Suddenly he understands – it is ridiculous. His knowledge of her breaks
through
like a rock crashing through a ship’s hull. He can hear her already: “If
a hundred people a year jumped off a bridge, would you do it too?”
He is trembling. Before he can bring the phone to his ear, it slips from his
hand, thunks against the chord and skitters along the edge of the metal beam.
Jazz drops to catch it – catch her – and when he does, he loses his
balance.
There are no last-second epiphanies, only images, as if someone thrust
a Viewmaster to his eyes: his daughter in a diaper, wearing oversized headphones,
the one-legged seagull hovering above his mother’s head, the single bed,
smothered in pillows, of Carrie’s college apartment.

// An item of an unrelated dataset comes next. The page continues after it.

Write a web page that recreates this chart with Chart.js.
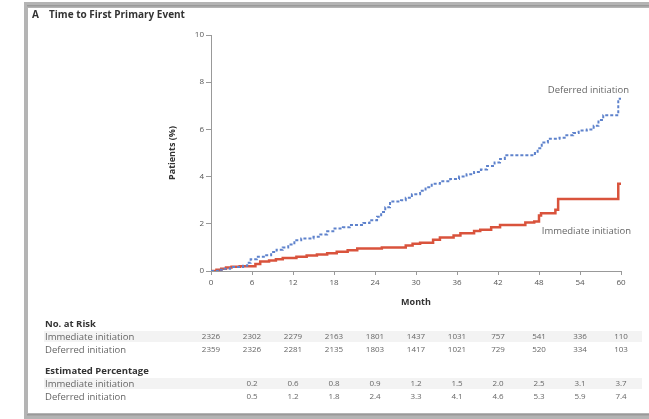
<!DOCTYPE html>
<html>
<head>
<meta charset="utf-8">
<script src="https://cdn.jsdelivr.net/npm/chart.js@4.4.0/dist/chart.umd.min.js"></script>
<style>
  html, body { margin: 0; padding: 0; background: #fff; overflow: hidden; }
  canvas { display: block; }
</style>
</head>
<body>
<canvas id="c" width="649" height="419"></canvas>
<script>
// ---- Data ----
const monthTicks = [0, 6, 12, 18, 24, 30, 36, 42, 48, 54, 60];
const yTicks = [0, 2, 4, 6, 8, 10];

// Step points (month, cumulative %)
const deferredMonths = [0, 1, 2, 2.8, 4.7, 5.3, 5.8, 6.7, 7.9, 8.8, 9.6, 10.5, 11.3, 12.2, 13.2, 15, 16, 17, 17.9, 19.3, 20.3, 22.3, 23.2, 24.3, 24.9, 25.5, 26.2, 27.8, 28.5, 29.4, 30.6, 31.4, 32.3, 33.5, 35, 36.3, 37.4, 38.5, 39.5, 40.4, 41.5, 42.3, 43, 47.4, 47.8, 48.4, 49.3, 51, 52, 53, 53.8, 55, 56, 56.7, 57.4, 59.6, 60];
const deferredPct    = [0, 0.05, 0.1, 0.17, 0.22, 0.35, 0.5, 0.6, 0.67, 0.8, 0.9, 1.0, 1.12, 1.3, 1.38, 1.45, 1.55, 1.68, 1.8, 1.85, 1.95, 2.03, 2.15, 2.3, 2.5, 2.7, 2.95, 3.0, 3.1, 3.25, 3.4, 3.55, 3.7, 3.8, 3.9, 4.0, 4.1, 4.2, 4.3, 4.45, 4.6, 4.75, 4.9, 5.0, 5.2, 5.45, 5.6, 5.65, 5.75, 5.85, 5.95, 6.0, 6.15, 6.4, 6.6, 7.3, 7.3];

const immediateMonths = [0, 0.8, 1.5, 2.2, 3, 4.2, 6.5, 7.2, 8.5, 9.5, 10.5, 12.5, 14, 15.5, 17, 18.4, 20, 21.4, 25, 28.5, 29.5, 30.6, 32.5, 33.5, 35.5, 36.5, 38.5, 39.4, 41, 42.3, 46, 47.3, 48, 48.3, 50.4, 50.8, 59.6, 60];
const immediatePct    = [0, 0.05, 0.1, 0.15, 0.18, 0.2, 0.3, 0.4, 0.45, 0.5, 0.55, 0.6, 0.66, 0.7, 0.75, 0.82, 0.88, 0.95, 1.0, 1.08, 1.15, 1.2, 1.32, 1.42, 1.5, 1.6, 1.7, 1.75, 1.85, 1.95, 2.05, 2.1, 2.35, 2.45, 2.6, 3.05, 3.7, 3.7];

const riskImmediate = ["2326", "2302", "2279", "2163", "1801", "1437", "1031", "757", "541", "336", "110"];
const riskDeferred  = ["2359", "2326", "2281", "2135", "1803", "1417", "1021", "729", "520", "334", "103"];
const pctImmediate  = ["", "0.2", "0.6", "0.8", "0.9", "1.2", "1.5", "2.0", "2.5", "3.1", "3.7"];
const pctDeferred   = ["", "0.5", "1.2", "1.8", "2.4", "3.3", "4.1", "4.6", "5.3", "5.9", "7.4"];

const FONT = '"Open Sans", Lato, sans-serif';

function toXY(xs, ys) { return xs.map((x, i) => ({ x: x, y: ys[i] })); }

const framePlugin = {
  id: 'frame',
  beforeDraw(chart) {
    const ctx = chart.ctx;
    ctx.save();
    ctx.fillStyle = '#fff';
    ctx.fillRect(0, 0, chart.width, chart.height);
    ctx.fillStyle = '#b4b4b4';
    ctx.fillRect(24, 2, chart.width - 24, 6);   // top
    ctx.fillRect(24, 2, 4, 417);                 // left
    ctx.fillRect(24, 413, chart.width - 24, 6);  // bottom
    ctx.fillStyle = '#999';
    ctx.fillRect(27, 5, chart.width - 27, 1.5);
    ctx.fillRect(27, 414, chart.width - 27, 1.5);
    ctx.restore();
  }
};

const textPlugin = {
  id: 'texts',
  afterDraw(chart) {
    const ctx = chart.ctx;
    const xs = chart.scales.x;
    const ca = chart.chartArea;
    ctx.save();
    // Panel title
    ctx.fillStyle = '#333';
    ctx.textBaseline = 'middle';
    ctx.textAlign = 'left';
    ctx.font = 'bold 10px ' + FONT;
    ctx.fillText('A', 32, 15);
    ctx.fillText('Time to First Primary Event', 49, 15);

    // Axis titles
    ctx.font = 'bold 9px ' + FONT;
    ctx.textAlign = 'center';
    ctx.fillText('Month', (ca.left + ca.right) / 2, 302);
    ctx.save();
    ctx.translate(172, (ca.top + ca.bottom) / 2);
    ctx.rotate(-Math.PI / 2);
    ctx.fillText('Patients (%)', 0, 0);
    ctx.restore();

    // Curve labels
    ctx.font = '9.5px ' + FONT;
    ctx.fillStyle = '#666';
    ctx.textAlign = 'right';
    ctx.fillText('Deferred initiation', 629, 90);
    ctx.fillText('Immediate initiation', 631, 231);

    // Table stripes
    ctx.fillStyle = '#f3f3f3';
    ctx.fillRect(44, 331, 598, 11);
    ctx.fillRect(44, 378, 598, 11);

    // Table headers
    ctx.fillStyle = '#333';
    ctx.textAlign = 'left';
    ctx.font = 'bold 9.5px ' + FONT;
    ctx.fillText('No. at Risk', 45, 324);
    ctx.fillText('Estimated Percentage', 45, 371);
    ctx.font = '9.5px ' + FONT;
    ctx.fillStyle = '#666';
    ctx.fillText('Immediate initiation', 45, 337);
    ctx.fillText('Deferred initiation', 45, 350);
    ctx.fillText('Immediate initiation', 45, 384);
    ctx.fillText('Deferred initiation', 45, 397);

    ctx.textAlign = 'center';
    ctx.font = '8px ' + FONT;
    monthTicks.forEach((m, i) => {
      const px = xs.getPixelForValue(m);
      ctx.fillText(riskImmediate[i], px, 337);
      ctx.fillText(riskDeferred[i], px, 350);
      if (pctImmediate[i]) ctx.fillText(pctImmediate[i], px, 384);
      if (pctDeferred[i]) ctx.fillText(pctDeferred[i], px, 397);
    });
    ctx.restore();
  }
};

new Chart(document.getElementById('c'), {
  type: 'line',
  data: {
    datasets: [
      {
        label: 'Deferred initiation',
        data: toXY(deferredMonths, deferredPct),
        stepped: 'before',
        borderColor: '#5e82cc',
        borderWidth: 2,
        borderDash: [3, 2],
        pointRadius: 0,
        fill: false
      },
      {
        label: 'Immediate initiation',
        data: toXY(immediateMonths, immediatePct),
        stepped: 'before',
        borderColor: '#d9533c',
        borderWidth: 2.5,
        pointRadius: 0,
        fill: false
      }
    ]
  },
  options: {
    responsive: false,
    animation: false,
    devicePixelRatio: 1,
    layout: { padding: { left: 0, right: 28, top: 35, bottom: 0 } },
    plugins: { legend: { display: false }, tooltip: { enabled: false } },
    scales: {
      x: {
        type: 'linear',
        min: 0, max: 60,
        afterBuildTicks(scale) { scale.ticks = monthTicks.map(v => ({ value: v })); },
        afterFit(scale) { scale.height = 148; },
        grid: { drawOnChartArea: false, drawTicks: true, tickLength: 4, color: '#999' },
        border: { display: true, color: '#999', width: 1 },
        ticks: { color: '#555', font: { family: FONT, size: 8 }, padding: 3, maxRotation: 0 }
      },
      y: {
        type: 'linear',
        min: 0, max: 10,
        afterBuildTicks(scale) { scale.ticks = yTicks.map(v => ({ value: v })); },
        afterFit(scale) { scale.width = 211; },
        grid: { drawOnChartArea: false, drawTicks: true, tickLength: 5, color: '#999' },
        border: { display: true, color: '#999', width: 1 },
        ticks: { color: '#555', font: { family: FONT, size: 8 }, padding: 2 }
      }
    }
  },
  plugins: [framePlugin, textPlugin]
});
</script>
</body>
</html>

He falls backward from the beam, squatted down like a sand crab. He grabs handful
after handful of empty air. The force of his weight on the rope tied to his wrist
snaps the threads like a thousand pieces of taffy, and Jazz drops toward the
waiting water.
***
Dell is leaning on the railing, watching Jazz
fumble, but it happens so quickly
that his outstretched hand doesn’t come close to touching him. Raymond
shouts something.
A hot streak of bile shoots into Dell’s throat. Jazz hits the water in
a white puff and disappears.
Dell stares downward. He is frozen solid, unable to breathe, unable to blink.
He waits for Jazz to surface. The water is smooth, as if nothing has happened.
Though somewhere in his mind he understands he won’t find it, he feels
around for the phone in his jacket pocket. There are things he should be doing
right now, things that on any other day with any other jumper, he would be doing
easily. But today he needs to hear Margie’s voice, even if just on the
answering machine. His hand hits a tightly crumpled paper ball. The withdrawal
slip.
He takes it out and smoothes it flat on top of the hand railing. What a stupid
thing to have kept. If Margie found it, there’d be hell to pay. She could
call him a compulsive gambler with this as proof, take Abby away, take the house
and the money too. There is so much to lose these days.
With a flick of his thumb and forefinger, he sends the slip over the edge, where
it flutters prettily on the breeze, as if it just might stay aloft.